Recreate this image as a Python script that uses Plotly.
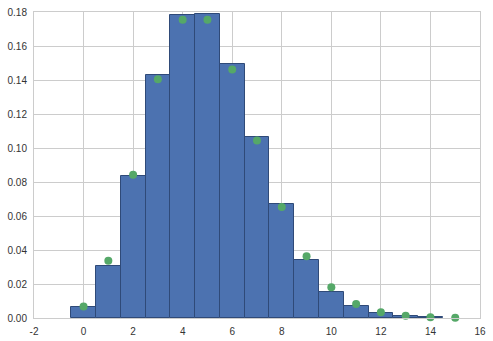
import plotly.graph_objects as go

bins = [0, 1, 2, 3, 4, 5, 6, 7, 8, 9, 10, 11, 12, 13, 14]
hist_density = [0.0063, 0.0306, 0.0834, 0.1432, 0.1780, 0.1790, 0.1492, 0.1064,
                0.0670, 0.0342, 0.0153, 0.0071, 0.0028, 0.0012, 0.0006]
pmf_k = [0, 1, 2, 3, 4, 5, 6, 7, 8, 9, 10, 11, 12, 13, 14, 15]
pmf_vals = [0.0067, 0.0337, 0.0842, 0.1404, 0.1755, 0.1755, 0.1462, 0.1044,
            0.0653, 0.0363, 0.0181, 0.0082, 0.0034, 0.0013, 0.0005, 0.0002]
x_ticks = [-2, 0, 2, 4, 6, 8, 10, 12, 14, 16]
y_ticks = [0.00, 0.02, 0.04, 0.06, 0.08, 0.10, 0.12, 0.14, 0.16, 0.18]

fig = go.Figure()
fig.add_trace(go.Bar(
    x=bins, y=hist_density, width=1,
    marker=dict(color="#4C72B0", line=dict(color="#2f4a78", width=1)),
    showlegend=False,
))
fig.add_trace(go.Scatter(
    x=pmf_k, y=pmf_vals, mode="markers",
    marker=dict(color="#55A868", size=8),
    showlegend=False, cliponaxis=False,
))

axis_common = dict(
    showgrid=True, gridcolor="#cccccc", gridwidth=1,
    showline=True, linecolor="#cccccc", linewidth=1, mirror=True,
    zeroline=False, ticks="outside", ticklen=4, tickcolor="rgba(0,0,0,0)",
    automargin=False,
    tickfont=dict(family="Liberation Sans, Arial, sans-serif", size=10, color="#333333"),
)
fig.update_xaxes(range=[-2, 16], tickvals=x_ticks, ticktext=[str(v) for v in x_ticks], **axis_common)
fig.update_yaxes(range=[0, 0.18], tickvals=y_ticks, ticktext=[f"{v:.2f}" for v in y_ticks], **axis_common)

fig.update_layout(
    width=493, height=341,
    margin=dict(l=34, r=13, t=12, b=23),
    paper_bgcolor="white", plot_bgcolor="white",
    bargap=0,
)
fig.write_html("out.html")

**TASK DIRECTIONS**
Quote everything in the listing above exactly; pictures are the only thing to omit.

**TASK RESULT**
Recreate this image as a Python script that uses Plotly.
import plotly.graph_objects as go

bins = [0, 1, 2, 3, 4, 5, 6, 7, 8, 9, 10, 11, 12, 13, 14]
hist_density = [0.0063, 0.0306, 0.0834, 0.1432, 0.1780, 0.1790, 0.1492, 0.1064,
                0.0670, 0.0342, 0.0153, 0.0071, 0.0028, 0.0012, 0.0006]
pmf_k = [0, 1, 2, 3, 4, 5, 6, 7, 8, 9, 10, 11, 12, 13, 14, 15]
pmf_vals = [0.0067, 0.0337, 0.0842, 0.1404, 0.1755, 0.1755, 0.1462, 0.1044,
            0.0653, 0.0363, 0.0181, 0.0082, 0.0034, 0.0013, 0.0005, 0.0002]
x_ticks = [-2, 0, 2, 4, 6, 8, 10, 12, 14, 16]
y_ticks = [0.00, 0.02, 0.04, 0.06, 0.08, 0.10, 0.12, 0.14, 0.16, 0.18]

fig = go.Figure()
fig.add_trace(go.Bar(
    x=bins, y=hist_density, width=1,
    marker=dict(color="#4C72B0", line=dict(color="#2f4a78", width=1)),
    showlegend=False,
))
fig.add_trace(go.Scatter(
    x=pmf_k, y=pmf_vals, mode="markers",
    marker=dict(color="#55A868", size=8),
    showlegend=False, cliponaxis=False,
))

axis_common = dict(
    showgrid=True, gridcolor="#cccccc", gridwidth=1,
    showline=True, linecolor="#cccccc", linewidth=1, mirror=True,
    zeroline=False, ticks="outside", ticklen=4, tickcolor="rgba(0,0,0,0)",
    automargin=False,
    tickfont=dict(family="Liberation Sans, Arial, sans-serif", size=10, color="#333333"),
)
fig.update_xaxes(range=[-2, 16], tickvals=x_ticks, ticktext=[str(v) for v in x_ticks], **axis_common)
fig.update_yaxes(range=[0, 0.18], tickvals=y_ticks, ticktext=[f"{v:.2f}" for v in y_ticks], **axis_common)

fig.update_layout(
    width=493, height=341,
    margin=dict(l=34, r=13, t=12, b=23),
    paper_bgcolor="white", plot_bgcolor="white",
    bargap=0,
)
fig.write_html("out.html")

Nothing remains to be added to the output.